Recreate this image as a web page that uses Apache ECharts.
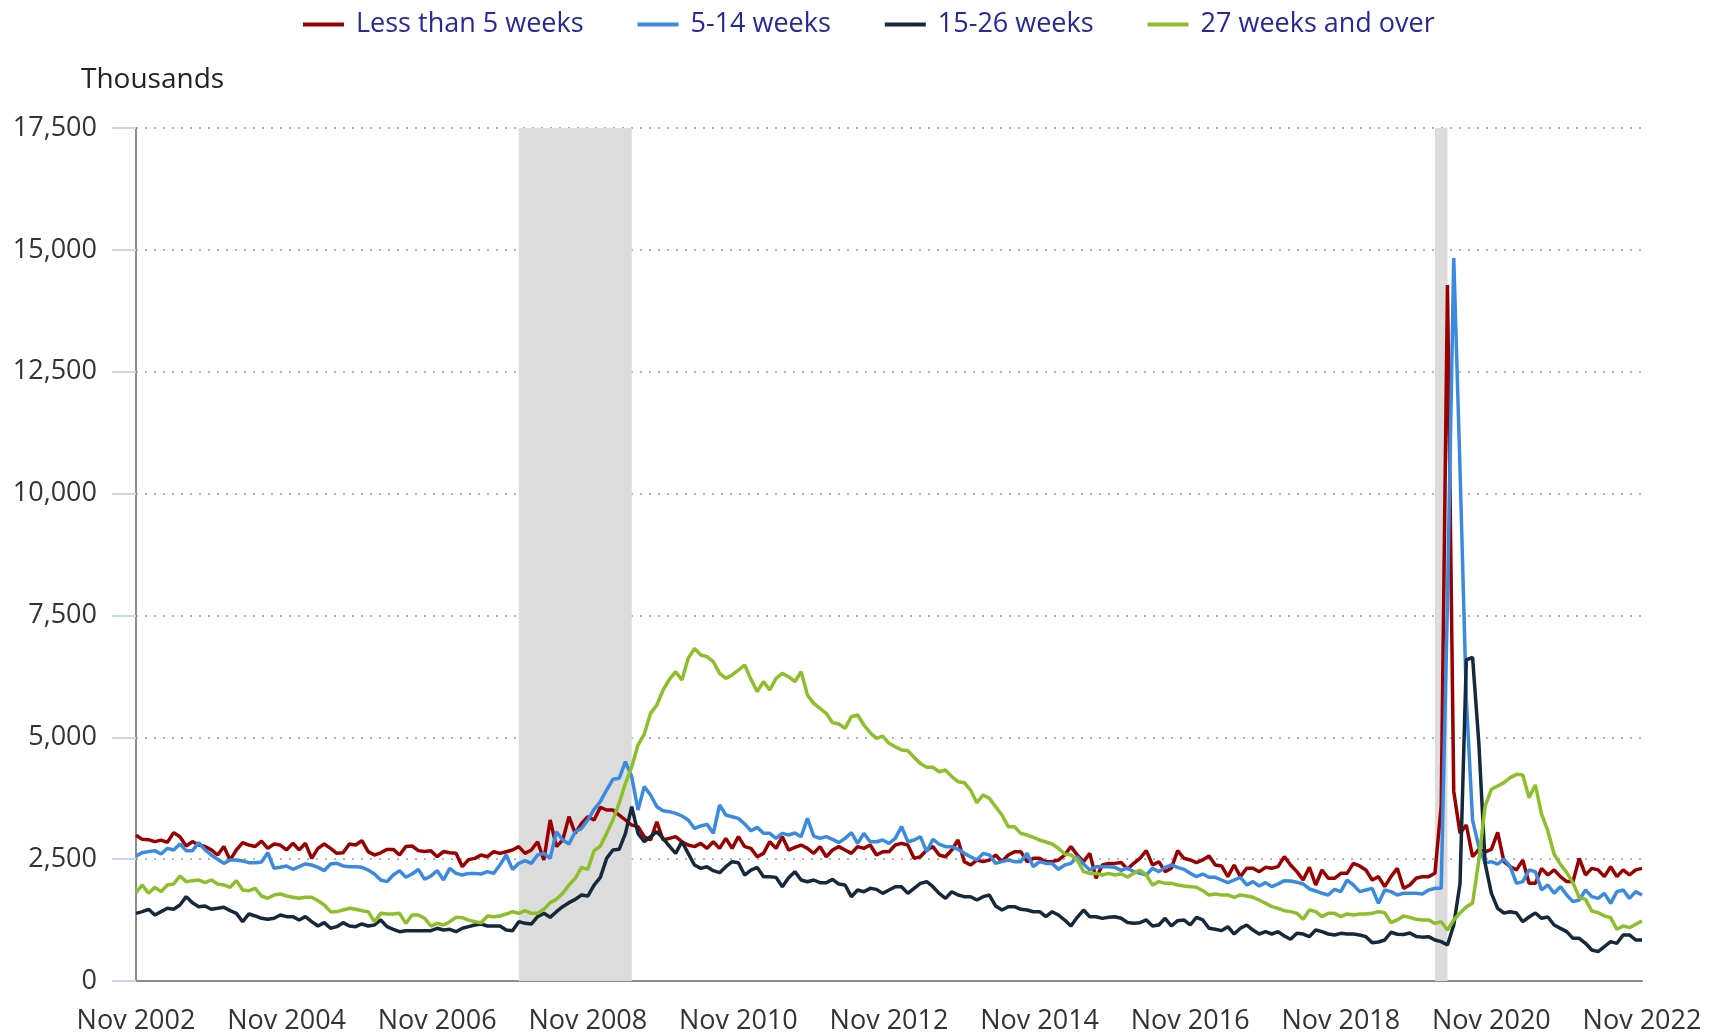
<!DOCTYPE html>
<html>
<head>
<meta charset="utf-8">
<script src="https://cdn.jsdelivr.net/npm/echarts@6/dist/echarts.min.js"></script>
<style>
  html, body { margin: 0; padding: 0; background: #fff; }
  #chart { width: 1719px; height: 1036px; }
</style>
</head>
<body>
<div id="chart"></div>
<script>
// monthly, Nov 2002 .. Nov 2022 (thousands)
var monthNames = ['Jan', 'Feb', 'Mar', 'Apr', 'May', 'Jun', 'Jul', 'Aug', 'Sep', 'Oct', 'Nov', 'Dec'];
var months = [];
for (var k = 0; k < 241; k++) {
    var m = (10 + k) % 12;
    var y = 2002 + Math.floor((10 + k) / 12);
    months.push(monthNames[m] + ' ' + y);
}

var seriesNames = ['Less than 5 weeks', '5-14 weeks', '15-26 weeks', '27 weeks and over'];
var seriesColors = ['#9b0000', '#3a8ae0', '#15283c', '#8cbf2a'];

var lessThan5 = [
    2990, 2906, 2900, 2860, 2890, 2845, 3044, 2960, 2770, 2860, 2790, 2760, 2690, 2585, 2760, 2480, 2690, 2840, 2790, 2760,
    2870, 2720, 2810, 2790, 2690, 2825, 2690, 2825, 2515, 2720, 2810, 2720, 2620, 2630, 2810, 2790, 2880, 2655, 2585, 2630,
    2700, 2700, 2585, 2760, 2770, 2675, 2655, 2670, 2550, 2655, 2630, 2620, 2345, 2490, 2516, 2585, 2550, 2653, 2619, 2653,
    2687, 2756, 2619, 2687, 2858, 2482, 3303, 2756, 2892, 3371, 3029, 3234, 3371, 3303, 3562, 3508, 3508, 3405, 3303, 3200,
    3166, 2961, 2892, 3268, 2892, 2927, 2961, 2858, 2790, 2756, 2824, 2721, 2858, 2721, 2927, 2721, 2961, 2756, 2721, 2550,
    2619, 2858, 2721, 2961, 2687, 2740, 2790, 2721, 2619, 2756, 2550, 2687, 2756, 2687, 2619, 2756, 2721, 2790, 2585, 2653,
    2653, 2790, 2824, 2790, 2516, 2550, 2687, 2756, 2585, 2550, 2687, 2892, 2448, 2379, 2482, 2448, 2482, 2585, 2448, 2585,
    2653, 2653, 2448, 2516, 2516, 2448, 2448, 2482, 2585, 2756, 2585, 2448, 2619, 2106, 2379, 2413, 2413, 2430, 2295, 2414,
    2517, 2674, 2380, 2448, 2243, 2312, 2674, 2517, 2483, 2428, 2483, 2565, 2380, 2360, 2141, 2380, 2141, 2312, 2312, 2243,
    2332, 2312, 2346, 2551, 2380, 2243, 2072, 2332, 1970, 2277, 2107, 2107, 2209, 2209, 2414, 2360, 2277, 2072, 2141, 1935,
    2141, 2312, 1901, 1970, 2107, 2141, 2141, 2209, 3600, 14280, 3890, 3030, 3200, 2550, 2700, 2650, 2700, 3050, 2450, 2345,
    2280, 2480, 2004, 2004, 2310, 2175, 2280, 2140, 2040, 2040, 2515, 2175, 2310, 2280, 2140, 2345, 2140, 2280, 2175, 2280,
    2310
];

var weeks5to14 = [
    2565, 2633, 2654, 2674, 2606, 2722, 2688, 2811, 2674, 2674, 2838, 2688, 2585, 2496, 2414, 2483, 2483, 2462, 2428, 2428,
    2442, 2633, 2312, 2332, 2360, 2291, 2346, 2401, 2380, 2332, 2264, 2401, 2414, 2360, 2346, 2346, 2332, 2277, 2195, 2072,
    2038, 2175, 2264, 2127, 2195, 2291, 2086, 2154, 2264, 2072, 2312, 2209, 2175, 2208, 2208, 2195, 2243, 2208, 2380, 2585,
    2290, 2413, 2468, 2413, 2585, 2619, 2516, 3063, 2892, 2810, 3063, 3132, 3303, 3521, 3679, 3918, 4137, 4158, 4499, 4192,
    3508, 3987, 3816, 3576, 3494, 3474, 3439, 3385, 3303, 3132, 3180, 3214, 3029, 3610, 3405, 3371, 3337, 3221, 3084, 3152,
    3029, 3029, 2927, 3029, 2995, 3036, 2961, 3337, 2974, 2927, 2961, 2906, 2838, 2927, 3043, 2824, 3029, 2858, 2858, 2892,
    2824, 2927, 3166, 2858, 2892, 2961, 2653, 2906, 2810, 2756, 2756, 2701, 2619, 2550, 2482, 2619, 2585, 2413, 2448, 2482,
    2448, 2448, 2619, 2345, 2448, 2413, 2413, 2290, 2379, 2413, 2550, 2400, 2277, 2345, 2345, 2345, 2332, 2270, 2320, 2243,
    2209, 2175, 2312, 2243, 2332, 2380, 2332, 2291, 2209, 2141, 2195, 2127, 2127, 2072, 2018, 2072, 2127, 1970, 2038, 1949,
    2018, 1936, 1990, 2059, 2052, 2025, 1990, 1888, 1847, 1799, 1765, 1881, 1833, 2072, 1970, 1833, 1867, 1901, 1594, 1867,
    1833, 1765, 1799, 1799, 1799, 1785, 1867, 1901, 1901, 7800, 14830, 10500, 5800, 3300, 2750, 2420, 2450, 2400, 2500, 2345,
    2004, 2038, 2277, 2243, 1867, 1970, 1799, 1936, 1765, 1628, 1662, 1867, 1731, 1696, 1799, 1594, 1833, 1867, 1696, 1833,
    1765
];

var weeks15to26 = [
    1388, 1423, 1471, 1354, 1423, 1491, 1471, 1559, 1730, 1607, 1525, 1539, 1471, 1491, 1512, 1443, 1388, 1217, 1375, 1334,
    1286, 1265, 1286, 1354, 1320, 1320, 1252, 1320, 1217, 1128, 1197, 1081, 1115, 1197, 1128, 1115, 1170, 1128, 1149, 1252,
    1115, 1060, 1012, 1033, 1033, 1033, 1033, 1033, 1081, 1046, 1060, 1012, 1081, 1115, 1148, 1169, 1128, 1128, 1128, 1046,
    1032, 1217, 1183, 1169, 1319, 1388, 1306, 1422, 1524, 1607, 1675, 1764, 1743, 1969, 2126, 2516, 2687, 2701, 3029, 3576,
    3029, 2858, 2961, 3063, 2927, 2769, 2619, 2858, 2619, 2379, 2311, 2345, 2263, 2222, 2345, 2448, 2427, 2174, 2277, 2331,
    2140, 2140, 2126, 1935, 2120, 2243, 2072, 2037, 2072, 2017, 2017, 2085, 1989, 1969, 1730, 1866, 1832, 1901, 1880, 1798,
    1866, 1935, 1935, 1798, 1901, 2003, 2037, 1935, 1798, 1695, 1832, 1764, 1730, 1730, 1661, 1730, 1764, 1538, 1456, 1524,
    1524, 1470, 1456, 1422, 1422, 1319, 1422, 1354, 1251, 1128, 1306, 1456, 1319, 1319, 1285, 1306, 1319, 1286, 1200, 1183,
    1197, 1252, 1128, 1149, 1286, 1128, 1238, 1252, 1149, 1306, 1252, 1081, 1060, 1033, 1115, 964, 1081, 1149, 1046, 964,
    1012, 964, 1012, 923, 855, 978, 964, 910, 1046, 1012, 964, 944, 978, 964, 964, 944, 910, 787, 800, 841,
    1000, 960, 955, 985, 915, 900, 910, 841, 807, 739, 1150, 2000, 6586, 6640, 4880, 2414, 1799, 1491, 1395, 1422,
    1395, 1217, 1313, 1395, 1286, 1313, 1149, 1080, 1012, 875, 875, 773, 636, 602, 704, 807, 773, 944, 944, 841,
    841
];

var weeks27plus = [
    1812, 1970, 1799, 1922, 1833, 1970, 1990, 2154, 2038, 2059, 2072, 2018, 2072, 1990, 1970, 1922, 2059, 1867, 1853, 1901,
    1744, 1696, 1765, 1785, 1744, 1717, 1696, 1717, 1717, 1648, 1559, 1423, 1423, 1457, 1491, 1471, 1443, 1423, 1217, 1388,
    1375, 1375, 1388, 1183, 1354, 1354, 1286, 1128, 1183, 1149, 1217, 1306, 1300, 1250, 1217, 1196, 1333, 1319, 1333, 1374,
    1422, 1388, 1443, 1388, 1388, 1470, 1607, 1675, 1798, 1969, 2106, 2331, 2290, 2673, 2769, 3029, 3303, 3650, 4055, 4397,
    4841, 5067, 5491, 5662, 5970, 6189, 6346, 6175, 6620, 6825, 6688, 6654, 6551, 6312, 6209, 6278, 6380, 6483, 6189, 5936,
    6141, 5970, 6209, 6312, 6243, 6140, 6346, 5867, 5696, 5594, 5491, 5300, 5272, 5183, 5423, 5457, 5252, 5094, 4978, 5026,
    4876, 4807, 4739, 4725, 4588, 4465, 4383, 4383, 4294, 4328, 4192, 4089, 4069, 3918, 3658, 3816, 3747, 3576, 3405, 3166,
    3166, 3029, 2995, 2947, 2892, 2851, 2810, 2721, 2605, 2585, 2482, 2243, 2208, 2208, 2174, 2208, 2174, 2200, 2130, 2209,
    2277, 2175, 1970, 2038, 2004, 2004, 1970, 1949, 1936, 1922, 1853, 1765, 1785, 1765, 1765, 1717, 1765, 1744, 1717, 1662,
    1594, 1525, 1491, 1443, 1423, 1388, 1265, 1457, 1423, 1320, 1388, 1388, 1320, 1375, 1354, 1375, 1375, 1388, 1423, 1400,
    1197, 1252, 1334, 1306, 1265, 1252, 1252, 1183, 1217, 1046, 1252, 1395, 1518, 1600, 2482, 3590, 3933, 4001, 4070, 4172,
    4240, 4227, 3762, 4022, 3420, 3078, 2600, 2394, 2223, 2018, 1710, 1675, 1436, 1402, 1333, 1300, 1060, 1130, 1094, 1163,
    1231
];

// recession periods (shaded)
var recessions = [['Dec 2007', 'Jun 2009'], ['Feb 2020', 'Apr 2020']];

var allData = [lessThan5, weeks5to14, weeks15to26, weeks27plus];
var font = '"Open Sans", "DejaVu Sans", sans-serif';

var chart = echarts.init(document.getElementById('chart'));

var series = [{
    name: 'recessions',
    type: 'line',
    data: [],
    silent: true,
    z: 1,
    markArea: {
        silent: true,
        itemStyle: { color: '#dcdcdc', opacity: 1 },
        data: recessions.map(function (r) { return [{ xAxis: r[0] }, { xAxis: r[1] }]; })
    }
}];
seriesNames.forEach(function (name, i) {
    series.push({
        name: name,
        type: 'line',
        data: allData[i],
        symbol: 'none',
        z: 3,
        lineStyle: { color: seriesColors[i], width: 3.5 },
        itemStyle: { color: seriesColors[i] }
    });
});

chart.setOption({
    animation: false,
    backgroundColor: '#ffffff',
    title: {
        text: 'Thousands',
        left: 76,
        top: 61,
        textStyle: { fontFamily: font, fontSize: 28, fontWeight: 'normal', color: '#222' }
    },
    legend: {
        data: seriesNames,
        top: 6,
        left: 298,
        icon: 'rect',
        itemWidth: 41,
        itemHeight: 4,
        itemGap: 54,
        textStyle: { fontFamily: font, fontSize: 27, color: '#28289a', padding: [0, 0, 0, 7] }
    },
    grid: { left: 136, right: 77, top: 128, bottom: 55 },
    xAxis: {
        type: 'category',
        data: months,
        boundaryGap: false,
        axisLine: { lineStyle: { color: '#8c8c8c', width: 2 } },
        axisTick: { show: false },
        axisLabel: {
            interval: 23,
            margin: 27,
            fontFamily: font,
            fontSize: 27,
            color: '#333'
        },
        splitLine: { show: false }
    },
    yAxis: {
        type: 'value',
        min: 0,
        max: 17500,
        interval: 2500,
        axisLine: { show: true, lineStyle: { color: '#8c8c8c', width: 2 } },
        axisTick: { show: true, length: 24, lineStyle: { color: '#c8d6ee', width: 2 } },
        axisLabel: {
            margin: 39,
            fontFamily: font,
            fontSize: 27,
            color: '#333',
            formatter: function (v) { return v.toLocaleString('en-US'); }
        },
        splitLine: { lineStyle: { color: '#b4b4b4', width: 2, type: [2, 7] } }
    },
    series: series
});
</script>
</body>
</html>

__________________________________________________

*DO THIS*. Give back exactly the lines from the first line of the data through the line with "var seriesColors = ['#9b0000', '#3a8ae0', '#15283c', '#8cbf2a'];", pictures excluded.

*THE COMPLETED TASK*.
Recreate this image as a web page that uses Apache ECharts.
<!DOCTYPE html>
<html>
<head>
<meta charset="utf-8">
<script src="https://cdn.jsdelivr.net/npm/echarts@6/dist/echarts.min.js"></script>
<style>
  html, body { margin: 0; padding: 0; background: #fff; }
  #chart { width: 1719px; height: 1036px; }
</style>
</head>
<body>
<div id="chart"></div>
<script>
// monthly, Nov 2002 .. Nov 2022 (thousands)
var monthNames = ['Jan', 'Feb', 'Mar', 'Apr', 'May', 'Jun', 'Jul', 'Aug', 'Sep', 'Oct', 'Nov', 'Dec'];
var months = [];
for (var k = 0; k < 241; k++) {
    var m = (10 + k) % 12;
    var y = 2002 + Math.floor((10 + k) / 12);
    months.push(monthNames[m] + ' ' + y);
}

var seriesNames = ['Less than 5 weeks', '5-14 weeks', '15-26 weeks', '27 weeks and over'];
var seriesColors = ['#9b0000', '#3a8ae0', '#15283c', '#8cbf2a'];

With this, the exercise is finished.